Step two: Build from there, not from where you wish you were. Progressive overload works, but only when the movement pattern is solid. Add load only when your technique holds up. If form breaks down, you haven't earned that weight yet. Strip it back and earn it.

Step three: Do the boring work. Accessory movements, unilateral training, core stability, hip mobility — the stuff that doesn't look impressive in a gym selfie but directly addresses the weak links in your chain. Most guys skip this. Most guys plateau.

Step four: Get comfortable being uncomfortable in a different way. The discomfort of dropping weight and rebuilding is a different kind of hard than grinding through a bad rep. It's a mental challenge, not just a physical one. Lean into it. The patience required is its own form of strength training.

Vulnerability Isn't the Opposite of Strength

There's a cultural story a lot of American men grow up with — that admitting you don't know something, or that you're not as advanced as you'd like to be, is some kind of failure.
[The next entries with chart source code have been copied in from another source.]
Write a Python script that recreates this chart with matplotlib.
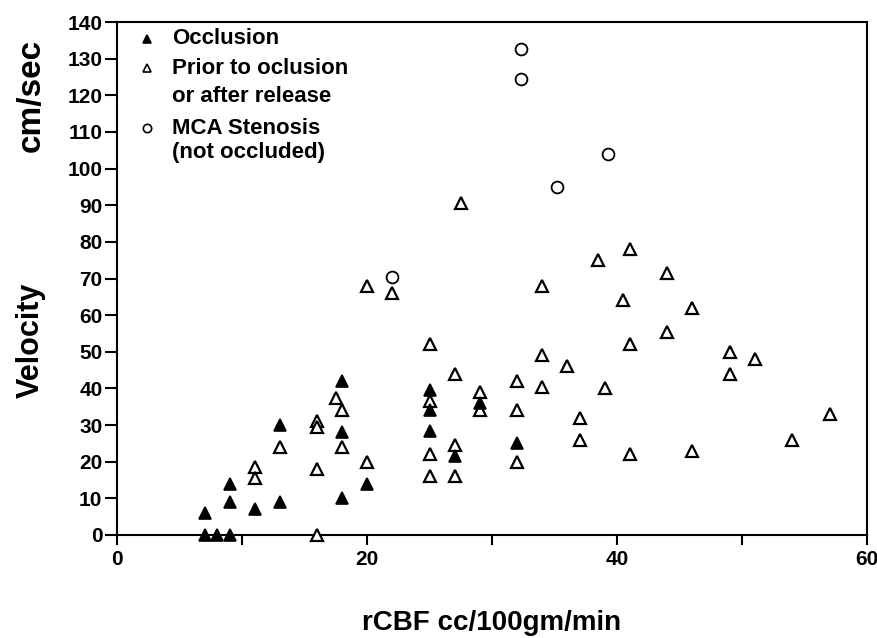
import matplotlib
matplotlib.use("Agg")
import matplotlib.pyplot as plt

plt.rcParams['font.family'] = ['Liberation Sans', 'DejaVu Sans']
plt.rcParams['font.weight'] = 'bold'

# Occlusion (filled triangles)
occ_x = [7, 7, 8, 9, 9, 9, 11, 13, 13, 18, 18, 18, 20, 25, 25, 25, 27, 29, 32]
occ_y = [6, 0, 0, 0, 14, 9, 7, 30, 9, 42, 28, 10, 14, 39.5, 34, 28.5, 21.5, 36, 25]

# Prior to occlusion or after release (open triangles)
prior_x = [11, 11, 13, 16, 16, 16, 16, 17.5, 18, 18, 20, 20, 22, 27.5, 34,
           25, 25, 25, 25, 27, 27, 27, 29, 29, 32, 32, 32, 34, 34, 36, 37, 37,
           38.5, 39, 40.5, 41, 41, 41, 44, 44, 46, 46, 49, 49, 51, 54, 57]
prior_y = [18.5, 15.5, 24, 31, 29.5, 18, 0, 37.5, 34, 24, 20, 68, 66, 90.5, 68,
           52, 36.5, 22, 16, 44, 24.5, 16, 39, 34, 42, 34, 20, 49, 40.5, 46, 32, 26,
           75, 40, 64, 78, 52, 22, 71.5, 55.5, 62, 23, 50, 44, 48, 26, 33]

# MCA stenosis, not occluded (open circles)
mca_x = [22, 32.3, 32.3, 35.2, 39.3]
mca_y = [70.5, 132.5, 124.5, 95, 104]

x_ticks = [0, 10, 20, 30, 40, 50, 60]
x_ticklabels = ['0', '', '20', '', '40', '', '60']
y_ticks = list(range(0, 141, 10))

fig = plt.figure(figsize=(8.77, 6.38), dpi=100)
ax = fig.add_axes([117 / 877, 1 - 535 / 638, 750 / 877, 513 / 638])

ax.plot(prior_x, prior_y, linestyle='none', marker='^', ms=8, mfc='white',
        mec='black', mew=1.6, clip_on=False, zorder=3)
ax.plot(occ_x, occ_y, linestyle='none', marker='^', ms=8, mfc='black',
        mec='black', mew=1.2, clip_on=False, zorder=4)
ax.plot(mca_x, mca_y, linestyle='none', marker='o', ms=8.5, mfc='white',
        mec='black', mew=1.3, clip_on=False, zorder=3)

ax.set_xlim(0, 60)
ax.set_ylim(0, 140)
ax.set_xticks(x_ticks)
ax.set_xticklabels(x_ticklabels)
ax.set_yticks(y_ticks)

for s in ax.spines.values():
    s.set_linewidth(1.5)
ax.tick_params(axis='x', direction='out', length=7.5, width=1.5, pad=3.5, labelsize=15)
ax.tick_params(axis='y', direction='out', length=8.5, width=1.5, pad=2, labelsize=15)
for lab in ax.get_xticklabels() + ax.get_yticklabels():
    lab.set_fontweight('bold')

fig.text(492 / 877, 1 - 630 / 638, 'rCBF cc/100gm/min', ha='center', va='baseline',
         fontsize=20, fontweight='bold')

fig.text(31 / 877, 1 - 95 / 638, 'cm/sec', rotation=90, ha='center', va='center',
         fontsize=24, fontweight='bold')
fig.text(31 / 877, 1 - 340 / 638, 'Velocity', rotation=90, ha='center', va='center',
         fontsize=22, fontweight='bold')

# legend, drawn by hand
leg_rows = [
    ('^', 'black', 'Occlusion', 0.967),
    ('^', 'white', 'Prior to oclusion', 0.910),
    (None, None, 'or after release', 0.854),
    ('o', 'white', 'MCA Stenosis', 0.793),
    (None, None, '(not occluded)', 0.745),
]
for mk, fc, txt, yy in leg_rows:
    if mk is not None:
        ax.plot([0.04], [yy], marker=mk, ms=6, mfc=fc, mec='black', mew=1.2,
                linestyle='none', transform=ax.transAxes, clip_on=False)
    ax.text(0.073, yy, txt, transform=ax.transAxes, ha='left', va='center',
            fontsize=16, fontweight='bold')

fig.savefig('out.png', dpi=100)
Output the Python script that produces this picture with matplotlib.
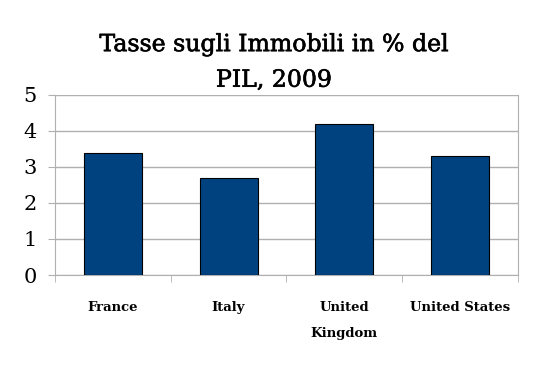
import numpy as np
import matplotlib.pyplot as plt
import matplotlib.patheffects as pe

countries = ["France", "Italy", "United\nKingdom", "United States"]
tax_pct = [3.4, 2.7, 4.2, 3.3]
yticks = [0, 1, 2, 3, 4, 5]

plt.rcParams["font.family"] = ["DejaVu Serif"]

fig = plt.figure(figsize=(5.48, 3.68), dpi=100)
ax = fig.add_axes([0.1004, 0.2527, 0.8446, 0.4893])

x = np.arange(len(countries))
ax.bar(x, tax_pct, width=0.5, color="#00427f", edgecolor="black", linewidth=0.8, zorder=3)

ax.set_xlim(-0.5, len(countries) - 0.5)
ax.set_ylim(0, 5)
ax.set_yticks(yticks)
ax.set_yticklabels([str(v) for v in yticks], fontsize=15)
ax.set_xticks(x)
ax.set_xticklabels(countries, fontsize=9.5, fontweight="bold", linespacing=2.3)
ax.set_xticks(np.arange(len(countries) + 1) - 0.5, minor=True)
ax.tick_params(axis="x", which="major", length=0, pad=19)
ax.tick_params(axis="x", which="minor", length=5, color="#b0b0b0", direction="out")
ax.tick_params(axis="y", length=5, color="#b0b0b0", pad=8)

ax.grid(axis="y", color="#b0b0b0", linewidth=1, zorder=0)
for side in ["left", "right", "bottom"]:
    ax.spines[side].set_color("#b0b0b0")
ax.spines["top"].set_visible(False)

# slightly heavier than regular, lighter than DejaVu bold
fig.suptitle("Tasse sugli Immobili in % del\nPIL, 2009", fontsize=17, y=0.91,
             linespacing=1.7,
             path_effects=[pe.withStroke(linewidth=0.45, foreground="black")])

fig.savefig("out.png", dpi=100)
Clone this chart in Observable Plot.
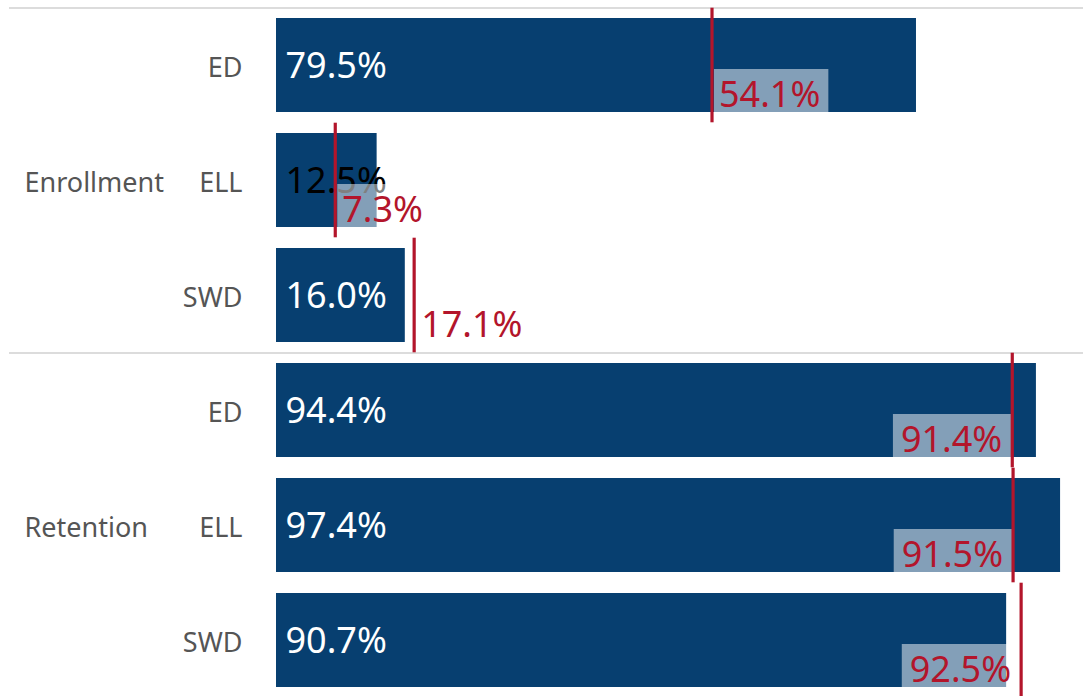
<!DOCTYPE html>
<html>
<head>
<meta charset="utf-8">
<script src="https://cdn.jsdelivr.net/npm/d3@7"></script>
<script src="https://cdn.jsdelivr.net/npm/@observablehq/plot@0.6"></script>
<style>
  html, body { margin: 0; padding: 0; background: #fff; }
  svg { display: block; }
</style>
</head>
<body>
<script>
const groups = ["Enrollment", "Enrollment", "Enrollment", "Retention", "Retention", "Retention"];
const categories = ["ED", "ELL", "SWD", "ED", "ELL", "SWD"];
const values = [79.5, 12.5, 16.0, 94.4, 97.4, 90.7];
const references = [54.1, 7.3, 17.1, 91.4, 91.5, 92.5];
const groupNames = ["Enrollment", "Retention"];

const data = groups.map((g, i) => ({
  group: g, category: categories[i], key: g + "|" + categories[i],
  value: values[i], ref: references[i]
}));
const keys = data.map(d => d.key);
const groupFirst = groupNames.map(g => data.find(d => d.group === g).key);
const groupMiddle = groupNames.map(g => data.filter(d => d.group === g)[1].key);

const yRange = [7.4, 698.6];
const step = (yRange[1] - yRange[0]) / keys.length;
const BAR = "#073f70", RED = "#b3152b", GREY = "#555";
const fmt = v => v.toFixed(1) + "%";

const rightLabels = data.filter(d => d.ref <= 85);
const leftLabels = data.filter(d => d.ref > 85);

const chart = Plot.plot({
  width: 1083, height: 696,
  marginLeft: 276, marginRight: 2, marginTop: 0, marginBottom: 0,
  style: {fontFamily: "Noto Sans", background: "white"},
  x: {domain: [0, 100], axis: null},
  y: {domain: keys, range: yRange, paddingInner: 0.18, paddingOuter: 0.09, axis: null},
  marks: [
    Plot.ruleY(groupFirst, {y: d => d, dy: -step / 2, stroke: "#dcdcdc", strokeWidth: 2, insetLeft: -267, insetRight: -2}),
    Plot.axisY({tickSize: 0, tickPadding: 34, tickFormat: k => k.split("|")[1], fontSize: 27, color: GREY, label: null, dy: 3}),
    Plot.text(groupNames, {y: (g, i) => groupMiddle[i], text: d => d, frameAnchor: "left", textAnchor: "start", dx: -252, dy: 3, fontSize: 27, fill: GREY}),
    Plot.barX(data, {x: "value", y: "key", fill: BAR}),
    Plot.text(data, {x: 0, y: "key", text: d => fmt(d.value), textAnchor: "start", dx: 9, dy: 1, fontSize: 36, fill: d => d.value < 15 ? "black" : "white"}),
    Plot.text(rightLabels, {x: "ref", y: "key", text: d => fmt(d.ref), textAnchor: "start", dx: 7, dy: 30, fontSize: 36, fill: RED, className: "reflabel-r"}),
    Plot.text(leftLabels, {x: "ref", y: "key", text: d => fmt(d.ref), textAnchor: "end", dx: -10, dy: 30, fontSize: 36, fill: RED, className: "reflabel-l"}),
    Plot.tickX(data, {x: "ref", y: "key", stroke: RED, strokeWidth: 3.2, insetTop: -10.3, insetBottom: -10.3})
  ]
});
document.body.append(chart);

// label background boxes (semi-transparent white, like Tableau's reference-line label band)
(function () {
  const svg = chart;
  const ys = chart.scale("y");
  const svgBox = svg.getBoundingClientRect();
  const gR = svg.querySelector("g.reflabel-r");
  const boxes = document.createElementNS("http://www.w3.org/2000/svg", "g");
  const add = (sel, subset, padL, padR) => {
    svg.querySelectorAll(sel + " text").forEach((t, i) => {
      const d = subset[i];
      const b = t.getBoundingClientRect();
      const bottom = ys.apply(d.key) + ys.bandwidth;
      const r = document.createElementNS("http://www.w3.org/2000/svg", "rect");
      r.setAttribute("x", b.left - svgBox.left - padL);
      r.setAttribute("width", b.width + padL + padR);
      r.setAttribute("y", bottom - 43);
      r.setAttribute("height", 43);
      r.setAttribute("fill", "white");
      r.setAttribute("fill-opacity", 0.5);
      boxes.appendChild(r);
    });
  };
  add("g.reflabel-r", rightLabels, 5, 8);
  add("g.reflabel-l", leftLabels, 8, 9);
  svg.insertBefore(boxes, gR);
})();
</script>
</body>
</html>
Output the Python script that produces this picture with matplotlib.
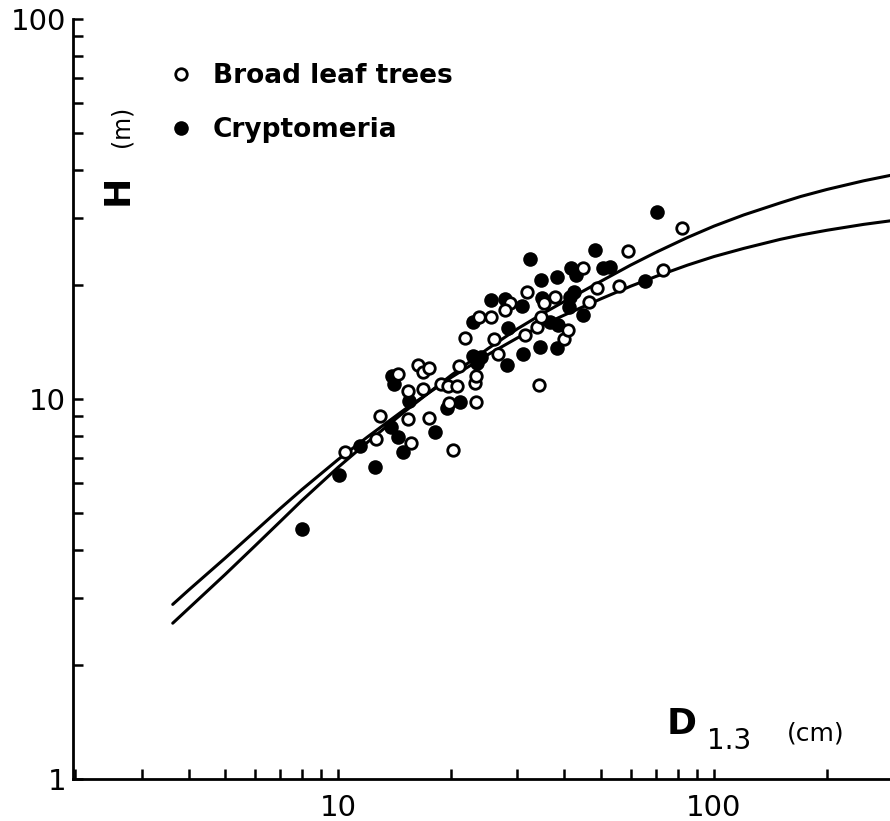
import matplotlib
matplotlib.use("Agg")
import matplotlib.pyplot as plt
from matplotlib.ticker import LogLocator, FixedFormatter, FixedLocator, NullFormatter

# Broad leaf trees (open circles): D1.3 (cm), H (m)
broad_d = [10.4, 12.6, 12.9, 14.4, 15.3, 16.8, 15.3, 15.6, 16.3, 16.8, 17.5, 17.4,
           18.8, 19.6, 20.7, 20.2, 19.7, 23.3, 23.1, 23.3, 21.0, 21.8, 23.7, 25.5,
           26.0, 26.6, 28.7, 27.8, 31.4, 31.8, 33.8, 34.7, 34.2, 35.3, 37.8, 39.9,
           40.9, 44.8, 46.5, 48.8, 55.9, 59.1, 73.2, 82.2]
broad_h = [7.25, 7.85, 9.02, 11.6, 10.5, 10.6, 8.86, 7.66, 12.3, 11.8, 12.1, 8.91,
           10.95, 10.8, 10.8, 7.34, 9.76, 9.82, 11.0, 11.5, 12.2, 14.5, 16.4, 16.4,
           14.4, 13.1, 17.9, 17.1, 14.7, 19.1, 15.5, 16.4, 10.9, 17.9, 18.6, 14.4,
           15.2, 22.1, 18.0, 19.6, 19.8, 24.5, 21.9, 28.2]

# Cryptomeria (filled circles)
cryp_d = [8.02, 10.06, 11.4, 12.5, 13.8, 14.4, 14.9, 13.9, 14.1, 15.4, 18.1, 19.5,
          21.1, 22.9, 24.0, 23.4, 22.9, 25.5, 27.8, 28.2, 28.3, 30.9, 31.0, 32.4,
          34.7, 34.9, 34.4, 36.6, 38.2, 38.2, 41.7, 43.0, 41.4, 42.4, 41.2, 44.8,
          48.3, 50.7, 52.9, 65.5, 70.5, 38.5]
cryp_h = [4.55, 6.31, 7.52, 6.62, 8.44, 7.94, 7.25, 11.5, 10.95, 9.88, 8.19, 9.47,
          9.82, 13.0, 12.9, 12.4, 15.9, 18.2, 18.3, 12.3, 15.4, 17.6, 13.1, 23.4,
          20.6, 18.4, 13.7, 15.9, 20.9, 13.6, 22.1, 21.2, 18.6, 19.1, 17.5, 16.6,
          24.7, 22.1, 22.3, 20.4, 31.1, 15.7]

# the two fitted curves
curve_d = [3.63, 4, 5, 6, 7, 8, 10, 12, 15, 20, 25, 30, 35, 40, 50, 60, 70, 85,
           100, 120, 150, 170, 200, 250, 300]
curve_a_h = [2.57, 2.81, 3.45, 4.10, 4.75, 5.40, 6.61, 7.71, 9.25, 11.55, 13.55,
             15.30, 16.77, 18.06, 20.4, 22.5, 24.3, 26.6, 28.5, 30.5, 32.8, 34.1,
             35.6, 37.5, 38.9]
curve_b_h = [2.88, 3.14, 3.81, 4.48, 5.14, 5.77, 6.93, 7.96, 9.37, 11.40, 13.07,
             14.48, 15.65, 16.63, 18.34, 19.8, 21.0, 22.5, 23.7, 24.9, 26.3, 27.0,
             27.8, 28.8, 29.5]

x_major = [10, 100]
y_major = [1, 10, 100]

fig = plt.figure(figsize=(8.9, 8.21), dpi=100)
ax = fig.add_axes([0.082, 0.0512, 0.918, 0.9257])
ax.set_xscale("log")
ax.set_yscale("log")
ax.set_xlim(1.97, 294)
ax.set_ylim(1, 100)

ax.plot(curve_d, curve_a_h, color="black", lw=2.2, solid_capstyle="round")
ax.plot(curve_d, curve_b_h, color="black", lw=2.2, solid_capstyle="round")

ax.plot(cryp_d, cryp_h, "o", color="black", ms=10.5, mew=0, label="Cryptomeria",
        clip_on=False)
ax.plot(broad_d, broad_h, "o", mfc="white", mec="black", ms=8.3, mew=2.0,
        label="Broad leaf trees", clip_on=False)

for s in ["top", "right"]:
    ax.spines[s].set_visible(False)
for s in ["left", "bottom"]:
    ax.spines[s].set_linewidth(2)

ax.xaxis.set_major_locator(FixedLocator(x_major))
ax.xaxis.set_major_formatter(FixedFormatter([str(v) for v in x_major]))
ax.yaxis.set_major_locator(FixedLocator(y_major))
ax.yaxis.set_major_formatter(FixedFormatter([str(v) for v in y_major]))
ax.xaxis.set_minor_locator(LogLocator(base=10, subs=range(2, 10)))
ax.yaxis.set_minor_locator(LogLocator(base=10, subs=range(2, 10)))
ax.xaxis.set_minor_formatter(NullFormatter())
ax.yaxis.set_minor_formatter(NullFormatter())
ax.tick_params(which="both", direction="in", length=7, width=1.8)
ax.tick_params(axis="x", which="major", pad=11, labelsize=21)
ax.tick_params(axis="y", which="major", pad=5, labelsize=21)

handles, labels = ax.get_legend_handles_labels()
leg = fig.legend(handles[::-1], labels[::-1], loc="center left",
                 bbox_to_anchor=(0.1888, 0.8745), frameon=False,
                 prop={"size": 19, "weight": "bold"}, handlelength=1.0,
                 handletextpad=0.7, borderpad=0, borderaxespad=0,
                 labelspacing=1.05)

# axis titles
fig.text(118 / 890, 1 - 190 / 821, "H", rotation=90, fontsize=26,
         fontweight="bold", ha="center", va="center")
fig.text(121 / 890, 1 - 126 / 821, "(m)", rotation=90, fontsize=17,
         ha="center", va="center")
fig.text(682 / 890, 1 - 724 / 821, "D", fontsize=26, fontweight="bold",
         ha="center", va="center")
fig.text(729 / 890, 1 - 741 / 821, "1.3", fontsize=20, ha="center", va="center")
fig.text(816 / 890, 1 - 733 / 821, "(cm)", fontsize=18, ha="center", va="center")

fig.savefig("out.png", dpi=100)
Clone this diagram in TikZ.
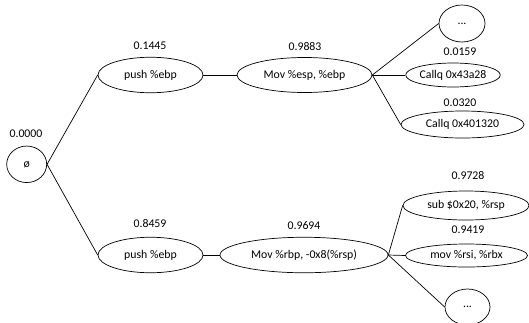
\documentclass[tikz,border=0pt]{standalone}
\usepackage{fontspec}
\setmainfont{Carlito}
\usetikzlibrary{shapes.geometric}
\begin{document}
\begin{tikzpicture}[x=1pt,y=-1pt,
  font=\fontsize{11.8}{14}\selectfont,
  state/.style={draw, ellipse, line width=0.7pt, inner sep=0pt},
  prob/.style={inner sep=0pt},
  edge/.style={line width=0.7pt}]
\useasboundingbox (0,0) rectangle (529,322);
% nodes of the prefix tree
\node[state, minimum width=40, minimum height=36.5] (root) at (26.7,164.3) {ø};
\node[state, minimum width=105, minimum height=35.5] (p1) at (150.5,75) {push \%ebp};
\node[state, minimum width=105, minimum height=35.5] (p2) at (150.5,255) {push \%ebp};
\node[state, minimum width=135, minimum height=35] (m1) at (304.5,75) {Mov \%esp, \%ebp};
\node[state, minimum width=168, minimum height=35.5] (m2) at (304,255) {Mov \%rbp, -0x8(\%rsp)};
\node[state, minimum width=46, minimum height=37] (d1) at (462,23.5) {...};
\node[state, minimum width=94, minimum height=24] (c1) at (453,75) {Callq 0x43a28};
\node[state, minimum width=123, minimum height=27] (c2) at (462.5,124.5) {Callq 0x401320};
\node[state, minimum width=126, minimum height=29] (s1) at (466,205.5) {sub \$0x20, \%rsp};
\node[state, minimum width=122, minimum height=23] (s2) at (466.5,255.5) {mov \%rsi, \%rbx};
\node[state, minimum width=45, minimum height=36] (d2) at (467.5,307) {...};
% probabilities
\node[prob] (l0) at (26,134) {0.0000};
\node[prob] (l1) at (150,46) {0.1445};
\node[prob] (l2) at (150,224) {0.8459};
\node[prob] (l3) at (305,47) {0.9883};
\node[prob] (l4) at (304,226) {0.9694};
\node[prob] (l5) at (460,52) {0.0159};
\node[prob] (l6) at (460,103) {0.0320};
\node[prob] (l7) at (468,176) {0.9728};
\node[prob] (l8) at (468,230) {0.9419};
% connectors
\draw[edge] (root.east) -- (p1.west);
\draw[edge] (root.east) -- (p2.west);
\draw[edge] (p1.east) -- (m1.west);
\draw[edge] (p2.east) -- (m2.west);
\draw[edge] (m1.east) -- (d1.west);
\draw[edge] (m1.east) -- (c1.west);
\draw[edge] (m1.east) -- (c2.west);
\draw[edge] (m2.east) -- (s1.west);
\draw[edge] (m2.east) -- (s2.west);
\draw[edge] (m2.east) -- (d2.west);
\end{tikzpicture}
\end{document}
Gyms can amplify that story. Nobody wants to be the guy at the squat rack pulling 135 when there are guys around him moving 405.

But here's the reframe: every elite lifter started at 135. And the ones who got to 405 — and stayed healthy doing it — got there by being honest about where they were and doing the work to get better, one step at a time.

The ego lift trap isn't really about lifting. It's about identity. If your self-worth is tied to the number on the bar, you'll always chase that number at the expense of real progress. But if your identity is rooted in being a guy who actually knows how to train, who keeps improving, who builds something real over years and decades — that's a different game entirely.

And it's a game worth playing.

The Bottom Line

The strongest version of you isn't built by loading more than you can handle and white-knuckling through ugly reps. It's built by knowing your limits, working within them intelligently, and pushing those limits forward one honest rep at a time.

Drop the ego. Pick up the fundamentals. The gains will follow.